RECORDS SUPPLIED —
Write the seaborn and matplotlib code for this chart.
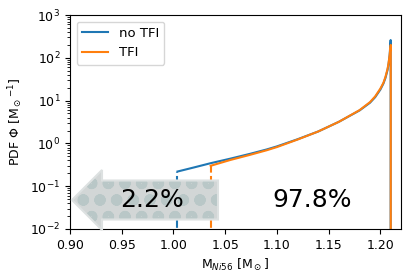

...

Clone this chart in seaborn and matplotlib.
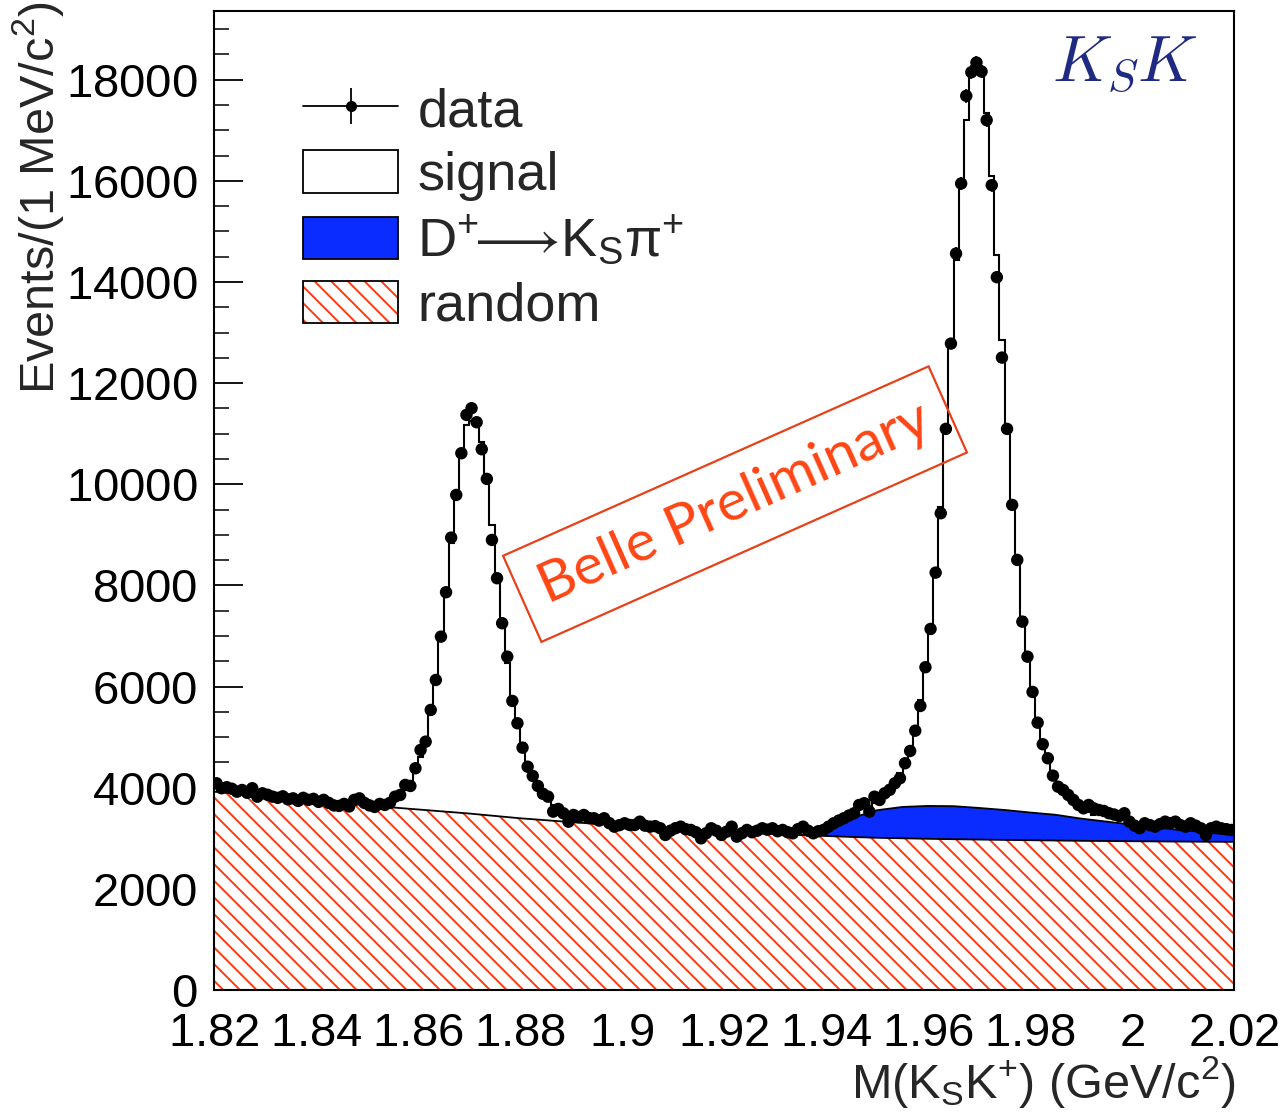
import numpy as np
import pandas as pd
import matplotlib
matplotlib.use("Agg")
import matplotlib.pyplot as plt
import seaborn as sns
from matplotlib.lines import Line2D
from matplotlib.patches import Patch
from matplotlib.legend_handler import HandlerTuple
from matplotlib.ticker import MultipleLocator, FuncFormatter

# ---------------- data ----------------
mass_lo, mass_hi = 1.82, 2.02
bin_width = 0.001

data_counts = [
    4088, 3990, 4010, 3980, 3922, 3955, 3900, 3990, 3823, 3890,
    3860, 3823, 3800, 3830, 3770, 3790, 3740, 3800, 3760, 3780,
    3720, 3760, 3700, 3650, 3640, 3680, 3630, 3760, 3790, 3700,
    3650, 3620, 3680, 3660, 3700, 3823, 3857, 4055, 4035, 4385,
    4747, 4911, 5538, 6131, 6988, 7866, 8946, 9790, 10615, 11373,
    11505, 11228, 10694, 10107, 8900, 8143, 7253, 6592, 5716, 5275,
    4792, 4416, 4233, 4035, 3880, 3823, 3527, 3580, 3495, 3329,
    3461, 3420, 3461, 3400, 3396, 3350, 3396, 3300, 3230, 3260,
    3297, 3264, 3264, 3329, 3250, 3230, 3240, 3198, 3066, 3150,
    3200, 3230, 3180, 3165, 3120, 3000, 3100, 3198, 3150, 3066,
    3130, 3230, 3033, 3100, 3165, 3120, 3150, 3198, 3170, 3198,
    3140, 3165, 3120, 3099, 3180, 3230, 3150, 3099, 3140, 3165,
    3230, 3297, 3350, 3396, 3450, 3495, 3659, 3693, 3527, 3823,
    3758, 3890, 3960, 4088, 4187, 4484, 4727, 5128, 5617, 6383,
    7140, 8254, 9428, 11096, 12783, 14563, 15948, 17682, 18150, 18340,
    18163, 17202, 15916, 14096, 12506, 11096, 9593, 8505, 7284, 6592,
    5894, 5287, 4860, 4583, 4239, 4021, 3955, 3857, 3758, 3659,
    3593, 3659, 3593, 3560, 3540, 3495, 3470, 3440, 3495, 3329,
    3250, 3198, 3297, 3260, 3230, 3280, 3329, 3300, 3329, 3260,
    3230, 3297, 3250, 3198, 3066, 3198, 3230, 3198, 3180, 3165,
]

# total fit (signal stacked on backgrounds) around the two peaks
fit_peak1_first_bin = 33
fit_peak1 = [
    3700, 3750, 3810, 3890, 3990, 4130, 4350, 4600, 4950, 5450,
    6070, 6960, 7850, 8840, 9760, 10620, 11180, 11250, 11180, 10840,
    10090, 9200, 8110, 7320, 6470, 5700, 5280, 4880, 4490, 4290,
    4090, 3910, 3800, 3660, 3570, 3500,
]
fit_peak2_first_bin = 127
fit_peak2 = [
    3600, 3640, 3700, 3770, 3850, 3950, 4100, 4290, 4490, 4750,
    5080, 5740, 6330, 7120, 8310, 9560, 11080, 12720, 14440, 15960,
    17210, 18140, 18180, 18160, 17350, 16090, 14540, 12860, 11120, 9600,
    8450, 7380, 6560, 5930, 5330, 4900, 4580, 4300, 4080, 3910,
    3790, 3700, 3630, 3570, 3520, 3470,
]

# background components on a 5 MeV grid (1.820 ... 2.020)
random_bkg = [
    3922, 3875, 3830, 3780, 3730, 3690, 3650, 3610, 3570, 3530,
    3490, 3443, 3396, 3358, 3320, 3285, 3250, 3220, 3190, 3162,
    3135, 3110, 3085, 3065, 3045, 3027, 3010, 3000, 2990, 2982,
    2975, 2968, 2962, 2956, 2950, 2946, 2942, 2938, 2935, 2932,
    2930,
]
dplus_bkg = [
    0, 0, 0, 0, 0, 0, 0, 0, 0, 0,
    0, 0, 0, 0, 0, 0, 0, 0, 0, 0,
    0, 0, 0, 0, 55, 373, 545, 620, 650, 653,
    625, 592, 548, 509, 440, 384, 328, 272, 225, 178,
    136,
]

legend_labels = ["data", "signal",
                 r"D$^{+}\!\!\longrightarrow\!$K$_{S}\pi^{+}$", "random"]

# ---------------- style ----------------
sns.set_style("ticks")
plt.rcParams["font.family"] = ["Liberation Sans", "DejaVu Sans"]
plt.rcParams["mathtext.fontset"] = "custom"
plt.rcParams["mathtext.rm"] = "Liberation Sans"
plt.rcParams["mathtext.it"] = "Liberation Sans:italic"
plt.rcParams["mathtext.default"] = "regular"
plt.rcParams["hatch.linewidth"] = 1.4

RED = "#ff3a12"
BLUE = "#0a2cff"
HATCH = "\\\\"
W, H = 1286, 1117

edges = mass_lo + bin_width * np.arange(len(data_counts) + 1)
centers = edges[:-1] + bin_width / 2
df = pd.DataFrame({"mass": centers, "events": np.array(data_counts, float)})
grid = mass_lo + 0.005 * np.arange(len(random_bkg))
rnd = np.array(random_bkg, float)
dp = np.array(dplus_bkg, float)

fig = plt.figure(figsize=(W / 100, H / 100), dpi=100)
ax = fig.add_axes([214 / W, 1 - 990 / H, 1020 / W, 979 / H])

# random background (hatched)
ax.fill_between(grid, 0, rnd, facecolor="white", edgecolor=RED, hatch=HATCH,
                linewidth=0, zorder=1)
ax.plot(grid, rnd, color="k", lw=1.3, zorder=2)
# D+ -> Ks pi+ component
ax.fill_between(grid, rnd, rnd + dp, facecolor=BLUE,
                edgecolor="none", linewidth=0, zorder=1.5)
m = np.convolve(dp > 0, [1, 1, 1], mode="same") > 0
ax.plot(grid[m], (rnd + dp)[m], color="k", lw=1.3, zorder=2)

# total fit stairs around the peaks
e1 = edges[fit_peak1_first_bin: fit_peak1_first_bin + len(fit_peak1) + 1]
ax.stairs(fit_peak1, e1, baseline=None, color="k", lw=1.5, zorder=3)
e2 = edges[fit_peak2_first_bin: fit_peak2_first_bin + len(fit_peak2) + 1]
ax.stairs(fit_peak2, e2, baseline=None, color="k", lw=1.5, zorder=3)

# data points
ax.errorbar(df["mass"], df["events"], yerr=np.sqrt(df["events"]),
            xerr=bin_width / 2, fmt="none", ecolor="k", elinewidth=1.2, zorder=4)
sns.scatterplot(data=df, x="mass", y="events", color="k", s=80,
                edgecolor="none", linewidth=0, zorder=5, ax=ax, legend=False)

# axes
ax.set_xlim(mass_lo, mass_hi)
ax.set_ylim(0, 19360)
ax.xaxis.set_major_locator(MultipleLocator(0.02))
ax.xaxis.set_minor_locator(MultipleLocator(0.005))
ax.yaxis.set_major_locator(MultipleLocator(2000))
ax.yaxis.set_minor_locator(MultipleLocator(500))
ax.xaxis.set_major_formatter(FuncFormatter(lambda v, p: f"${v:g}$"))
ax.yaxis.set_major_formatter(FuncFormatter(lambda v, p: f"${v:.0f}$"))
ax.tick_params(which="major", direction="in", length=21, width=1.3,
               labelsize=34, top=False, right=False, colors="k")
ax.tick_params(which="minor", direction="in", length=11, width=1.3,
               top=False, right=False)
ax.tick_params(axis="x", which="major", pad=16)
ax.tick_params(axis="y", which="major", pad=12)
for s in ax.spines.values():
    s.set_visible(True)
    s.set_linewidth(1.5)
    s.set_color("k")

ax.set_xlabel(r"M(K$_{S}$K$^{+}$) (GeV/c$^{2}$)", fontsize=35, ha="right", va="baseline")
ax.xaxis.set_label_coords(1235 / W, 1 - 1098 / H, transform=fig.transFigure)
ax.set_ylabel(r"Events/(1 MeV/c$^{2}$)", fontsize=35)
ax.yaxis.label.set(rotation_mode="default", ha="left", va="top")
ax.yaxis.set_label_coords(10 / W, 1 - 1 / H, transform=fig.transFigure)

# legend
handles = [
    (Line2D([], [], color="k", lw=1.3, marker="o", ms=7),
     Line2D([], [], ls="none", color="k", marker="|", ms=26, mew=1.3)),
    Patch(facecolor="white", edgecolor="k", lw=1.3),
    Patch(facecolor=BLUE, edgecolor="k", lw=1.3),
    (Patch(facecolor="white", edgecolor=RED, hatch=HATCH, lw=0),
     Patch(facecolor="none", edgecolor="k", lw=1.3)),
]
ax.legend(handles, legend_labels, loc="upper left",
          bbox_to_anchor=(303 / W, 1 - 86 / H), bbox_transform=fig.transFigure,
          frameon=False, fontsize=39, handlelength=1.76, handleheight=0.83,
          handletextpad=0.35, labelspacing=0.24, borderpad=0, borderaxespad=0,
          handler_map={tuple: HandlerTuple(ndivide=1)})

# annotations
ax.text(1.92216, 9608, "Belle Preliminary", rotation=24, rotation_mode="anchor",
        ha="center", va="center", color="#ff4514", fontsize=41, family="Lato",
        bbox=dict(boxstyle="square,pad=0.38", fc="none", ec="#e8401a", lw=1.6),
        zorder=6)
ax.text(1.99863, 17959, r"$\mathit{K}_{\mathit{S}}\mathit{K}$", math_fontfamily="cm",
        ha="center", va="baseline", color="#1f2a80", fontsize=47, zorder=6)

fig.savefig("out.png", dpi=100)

WHAT YOU WILL DO —
Up in the listing, locate the line with "Clone this chart in seaborn and matplotlib."; print it and every line after it down to the line with "bin_width = 0.001", which is included too. Skip the pictures.

RESPONSE —
Clone this chart in seaborn and matplotlib.
import numpy as np
import pandas as pd
import matplotlib
matplotlib.use("Agg")
import matplotlib.pyplot as plt
import seaborn as sns
from matplotlib.lines import Line2D
from matplotlib.patches import Patch
from matplotlib.legend_handler import HandlerTuple
from matplotlib.ticker import MultipleLocator, FuncFormatter

# ---------------- data ----------------
mass_lo, mass_hi = 1.82, 2.02
bin_width = 0.001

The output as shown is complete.